In a moment of further synchronicity, I was invited to a community center and gallery in Watts for an event in mid November called “Words Matter.” Held at the Watts Labor Community Action Committee (WLCAC) on Central Avenue there was a poetry workshop bringing together students from four high schools: Verbum Dei, Loyola High, Bishop Amat & St. Mary’s. I was invited by the poet and teacher F. Douglas Brown. Brown organized the event and also let me know that six large Elliot Pinkney paintings were on display at the WLCAC.
Before the reading and workshop we toured the WLCAC’s massive gallery and sure enough there were incredible Pinkney pieces as well as dozens of other paintings and sculptures by other artists, including one by Noni Olabisi. I took photos of Pinkney’s work reveling in the moment. It was a cycle of six interrelated paintings from 1981 that shined a light on Black Los Ángeles featuring individuals like Mayor Tom Bradley, Jackie Robinson, Kareem Abdul-Jabbar, Charles Mingus, Wilt Chamberlain, Elgin Baylor, Sportscaster Jim Hill, Sammy Davis Jr., and many others along with iconic Los Ángeles imagery like the Watts Towers, City Hall, the city seal and institutions like the Rams, Dodgers, Lakers, USC and UCLA. One of the works commemorated the 200th anniversary of Los Ángeles’s founding inscribed with 1781-1981.
To see Pinkney’s work that day was incredible synchronicity because his art had been on my mind all autumn while I was in the midst of trying to convince folks at Woodbury to let us paint a mural on campus honoring his legacy.
The poetry reading and writing workshop at WLCAC featured traci kato-kiriyama and Barbara Fant. These two stalwart poets kept over 50 students enthralled in a circle listening to their poetry before they led the group with some writing prompts. Barbara and traci spoke about their own long careers as poets and educators. Traci is the founder of the esteemed Tuesday Night Cafe Poetry series in Little Tokyo and an award-winning poet, playwright, actor, activist and audio book narrator. Her most recent book Navigating With(out) Instruments is from Writ Large Projects. Barbara is equally accomplished as a poet, activist and educator. Currently working for the Homeboy Art Academy she’s won poetry slams all over America and inspired thousands of students with her captivating poems.
Between listening to traci and Barbara and seeing the Pinkney paintings, I was deeply inspired. I was ready to go back to Woodbury University the next day to further explain why we needed to honor Elliot Pinkney in a mural on our Burbank campus.
Unfortunately, the school administration said there were too many other activities happening for them to hear my proposition or even understand why it mattered. A few months later I was still trying to convince admin to sponsor a mural of Pinkney when I got the news that the University of Redlands was acquiring Woodbury. Due to budget issues, I was also informed that gallery director Patrick Nickell, Linda Dove and I were not going to have our contracts renewed.

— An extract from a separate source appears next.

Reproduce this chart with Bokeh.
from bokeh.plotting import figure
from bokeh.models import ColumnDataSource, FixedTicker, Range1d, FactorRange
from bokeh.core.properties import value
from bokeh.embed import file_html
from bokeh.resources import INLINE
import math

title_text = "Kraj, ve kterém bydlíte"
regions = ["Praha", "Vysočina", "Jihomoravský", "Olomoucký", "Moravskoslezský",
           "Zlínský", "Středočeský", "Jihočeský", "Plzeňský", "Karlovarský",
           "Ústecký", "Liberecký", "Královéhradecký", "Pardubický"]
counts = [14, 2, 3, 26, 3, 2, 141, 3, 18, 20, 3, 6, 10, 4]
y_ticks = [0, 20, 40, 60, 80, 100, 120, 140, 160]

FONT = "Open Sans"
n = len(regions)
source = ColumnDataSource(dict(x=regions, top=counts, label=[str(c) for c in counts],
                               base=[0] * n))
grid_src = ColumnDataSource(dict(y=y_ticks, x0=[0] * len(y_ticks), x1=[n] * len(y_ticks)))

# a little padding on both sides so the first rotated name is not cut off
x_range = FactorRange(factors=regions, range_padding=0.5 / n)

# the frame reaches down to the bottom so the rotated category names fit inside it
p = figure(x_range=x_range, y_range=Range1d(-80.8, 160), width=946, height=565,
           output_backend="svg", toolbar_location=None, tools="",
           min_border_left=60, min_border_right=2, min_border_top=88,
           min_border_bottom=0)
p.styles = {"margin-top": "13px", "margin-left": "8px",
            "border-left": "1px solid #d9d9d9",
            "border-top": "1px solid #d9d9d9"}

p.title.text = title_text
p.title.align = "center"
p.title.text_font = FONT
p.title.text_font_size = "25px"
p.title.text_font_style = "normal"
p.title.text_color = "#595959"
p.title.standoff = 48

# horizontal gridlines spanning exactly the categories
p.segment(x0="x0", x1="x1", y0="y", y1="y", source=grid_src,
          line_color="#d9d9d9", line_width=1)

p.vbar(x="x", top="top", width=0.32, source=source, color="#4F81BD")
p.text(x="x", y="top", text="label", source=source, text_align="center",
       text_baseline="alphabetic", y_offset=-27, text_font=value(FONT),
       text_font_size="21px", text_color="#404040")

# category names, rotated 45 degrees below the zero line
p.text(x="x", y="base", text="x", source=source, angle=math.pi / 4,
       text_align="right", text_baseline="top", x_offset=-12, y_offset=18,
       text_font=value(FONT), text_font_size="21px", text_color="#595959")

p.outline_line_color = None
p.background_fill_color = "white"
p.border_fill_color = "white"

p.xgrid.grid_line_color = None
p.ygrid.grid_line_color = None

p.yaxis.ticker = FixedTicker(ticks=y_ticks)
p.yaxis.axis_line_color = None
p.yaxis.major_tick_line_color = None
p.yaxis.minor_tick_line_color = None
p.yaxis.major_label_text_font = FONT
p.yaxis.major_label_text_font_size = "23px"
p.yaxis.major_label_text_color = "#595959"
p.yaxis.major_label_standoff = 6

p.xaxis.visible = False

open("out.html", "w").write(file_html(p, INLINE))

Linda and I have done dozens of events together over the last 7 years. I could not have asked for a better professor to collaborate with. Linda is a gem. And Patrick Nickell is equally magnanimous. Plus he’s the only person I have ever personally known that was awarded a Guggenheim. We had a blast co-producing student art shows together over the last few years. I’m going to miss our collaborations, but I am thankful that Patrick, Linda and I were able to do so much together.

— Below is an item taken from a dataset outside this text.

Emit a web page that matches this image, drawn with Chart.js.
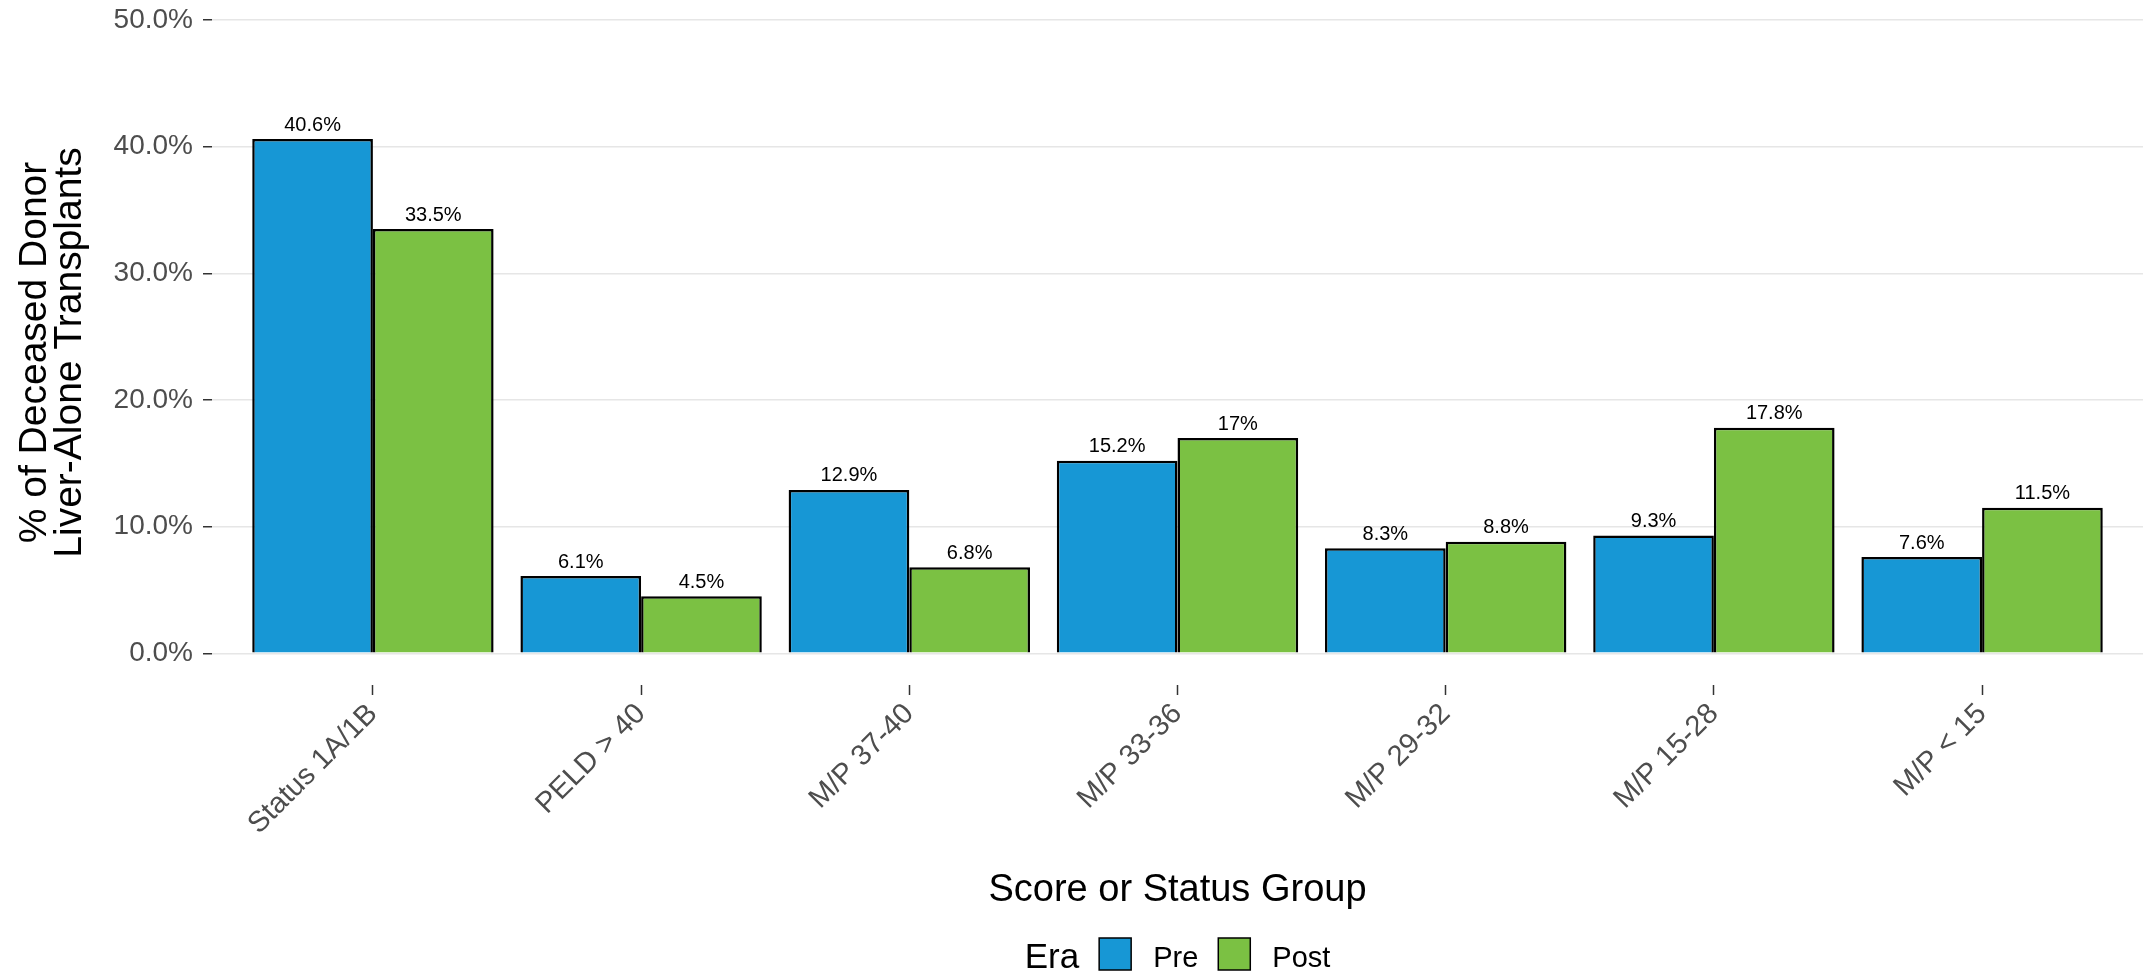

Sometimes it happens like this. Rather than being too sad about being laid off or the era ending, I am just thankful we got to do everything we did. The school year ended in early May and on April 23rd, we had our final Verse Come, Verse Serve. We did not get to paint the Pinkney mural on campus either. Nonetheless, I am not discouraged. I am going to start another open mic series at the next school I teach at and I still hope to instigate an Elliot Pinkney mural somewhere as well. To bring it back to Christine Sinclair’s memoir, I’m playing the long game. We are not done.